Today’s unemployment rate has been hovering near 4% for nearly a year. Although that’s good news for many workers, it’s made life tougher for employers. Finding, hiring, and keeping workers is more challenging than ever now that the demand for talent exceeds the supply.
If the competition for talent is causing you headaches, you should consider tapping into an overlooked segment of workers. Previously incarcerated Americans (or ex-offenders) are a large portion of the population experiencing a 27% unemployment rate.
Recently, Eric Lynn from PeopleReady co-hosted a webinar with Gary Cloutier, president of Eagle Environmental, discussing how ex-offenders can be valuable additions to your team and the related business incentives available to companies who give them a second chance.
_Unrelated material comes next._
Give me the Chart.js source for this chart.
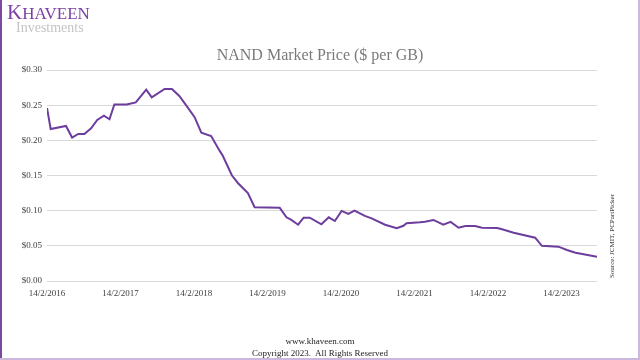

A Snapshot of Ex-offenders
To understand the amount of untapped potential ex-offenders offer, consider this:
- 25% of the population (approximately 70 million adults) have criminal records
- More than 10 million incarcerated offenders return to their communities each year
- At least 95% of state prisoners will be released at some point
- Nearly 80% will be released to parole supervision
Not only are ex-offenders overlooked for employment opportunities, many employers often have misconceptions about their criminal history:
- 76% of ex-offenders are arrested for misdemeanors
- Only 7% of arrests are for violent felonies
- Nearly 33% of state prison releases are drug offenders
- 31% of state prison releases are property offenders
Benefits of Hiring Ex-offenders
During the webinar, Lynn and Cloutier explored the many benefits of hiring ex-offenders (view the webinar to see the full list). Here are a few ways giving workers a second chance could benefit your business and community:
1. Your organization might qualify for a tax credit.
Certain organizations qualify for a Worker Opportunity Tax Credit (WOTC) when they hire ex-offenders. The tax credit allows employers to reduce their federal tax liability by up to $9,600 per new hire. There are certain restrictions, so consult the IRS for further information.
2. Help a member of your local community get a new start
Although you can’t quantify having a positive effect on your community the same way you can measure other investments, you shouldn’t discount it either. A second chance could change someone’s life, and that has a ripple effect beyond just them. It adds a new, productive member to the community—and likely a positive view of your business and commitment to your workers.
3. New hires might have higher productivity levels.
Although anecdotal, some employers find that ex-offenders are often excited to get back to work. Understandably, they simply want to be productive and prove that they’re more than their record. When you give someone a second chance and show that you view them as part of the team, you create an environment they want to excel in.
4. New hires bring great skills
One simple fact often lost in conversations about ex-offenders is that at the end of the day, they were workers with jobs before their incarceration and they bring their skills to your workplace. Their talent is regularly overlooked and you have the opportunity to add passionate, skilled workers to your team.